In the previous segment, you learnt how to write the code snippets for building and training a neural network using Keras. You saw its implementations on two different examples and understood the meaning behind each line of code while building the model.

In this segment, we will discuss different attributes such as batch and epoch in depth. We will also discuss the different aspects of the output summary obtained from the network. 

Let’s concentrate on what we had done while building the ANN for MNIST. We built a full-fledged classification architecture. Let’s now start analysing the main elements of the architecture other than the parameters of the architecture. These elements are called hyperparameters.

Epochs:

Let’s start with the term ‘epochs’. In the following line of code, a model is being trained using the function fit(). A number of arguments are passed to this function which we have seen earlier. We will concentrate on the ‘epochs’ argument first: model.fit(X_train, y_train, batch_size=64, epochs=5, validation_data=(X_val, y_val))

The number of epochs mentioned in the code snippet defines the number of times the learning algorithm will work through the entire data set. One epoch indicates that each training example has had an opportunity to update the internal model parameters, i.e., the weights and biases.

Now, lets consider the batch size hyperparameter represented by the argument ‘batch_size’ in the following line of code:model.fit(X_train, y_train, batch_size=64, epochs=5, validation_data=(X_val, y_val))

Batch size:

The term Batch size refers to the number of training examples utilised in one iteration. The model decides the number of examples to work with in each iteration before updating the internal model parameters.

Model summary:

model summary states the details of the parameters used and displays the layers of the architecture. A simple summary() function is required for this:model.summary()

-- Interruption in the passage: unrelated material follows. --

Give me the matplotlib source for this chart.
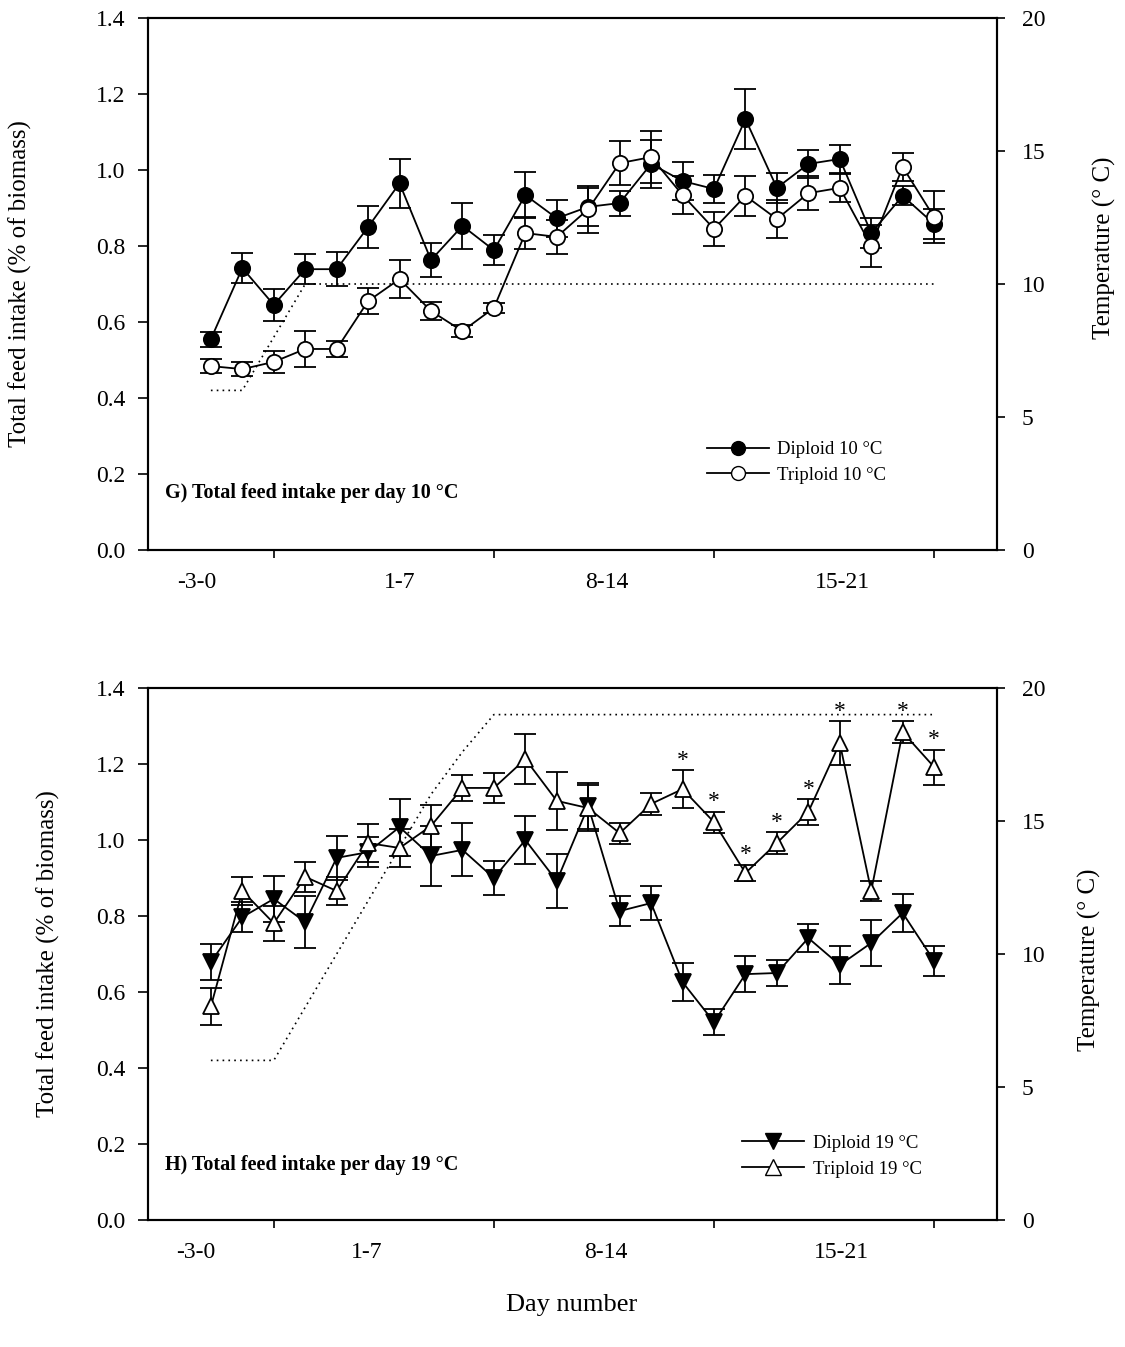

This can be used after we compile the model (refer to the previous segment for more details on this). For the MNIST architecture, we have the summary given below.Model: “sequential” _________________________________________________________________ Layer (type) Output Shape Param # ================================================================= dense (Dense) (None, 128) 100480 _________________________________________________________________ dense_1 (Dense) (None, 128) 16512 _________________________________________________________________ dense_2 (Dense) (None, 128) 16512 _________________________________________________________________ dense_3 (Dense) (None, 10) 1290 ================================================================= Total params: 134,794 Trainable params: 134,794 Non-trainable params: 0 _________________________________________________________________

Some important points regarding this model summary are as follows:

  1. The model is given as ‘sequential’, which means that the layers are set up one after the other in a singular sequence.
  2. We know the input data’s size is 784, which means that 784 neurons are present in the input layer.
  3. The first hidden layer is a dense layer, which means that all of its neurons are fully connected with the neurons of the previous layer, which is the input layer. The output shape is defined as 128, which means that the hidden layer has 128 neurons.The number of parameters is as follows:
    1. If the input layer has 784 neurons and the first hidden layer has 128 neurons and is fully connected (dense), then the weight matrix will be of size 784 x 128, and there will be 128 elements in the bias vector, one for each neuron in the hidden layer.
    2. Total elements in the weight matrix = 784 x 128 = 100352
    3. Total elements in the bias vector = 128
    4. Total number of parameters  = 100352 + 128 = 100480 (as is given)
  4. The second hidden layer is a dense layer and has 128 neurons.The number of parameters is as follows:
    1. If the first hidden layer has 128 neurons and the second hidden layer has 128 neurons, then the weight matrix is of size 128 x 128 and the bias vector is of size 128.
    2. Total elements in the weight matrix = 128 x 128 = 16384
    3. Total elements in the bias vector = 128
    4. Total number of parameters = 16384 + 128 = 16512 (as is given)
  5. Similarly, the third hidden layer is dense and has 128 neurons. Since the second hidden layer has 128 neurons too, the total number of parameters will be 16512 (just as described in the previous point).
  6. The last dense layer is the output layer with 10 neurons (classes). The number of parameters is as follows:
    1. The third hidden layer has 128 neurons, and the output layer has 10 neurons. The weight matrix is of size 128 x 10 and the bias vector is of size 10. 
    2. Total elements in the weight matrix = 128 x 10 = 1280
    3. Total number of parameters = 1280 + 10 = 1290 (as is given)
  7. In the end, the summary shows the total of trainable and non-trainable parameters. Trainable parameters are the ones going through the learning process, i.e., the weights and biases. Non-trainable parameters are the ones that do not go through the training process. For example in the following code, ‘0.3’ defines the number of randomly selected weights set to zero, and this is not going to change throughout the training process.keras.layers.Dropout(0.3) Hence, it is a non-trainable parameter. (Note: You will learn more about Dropouts in the optional session.)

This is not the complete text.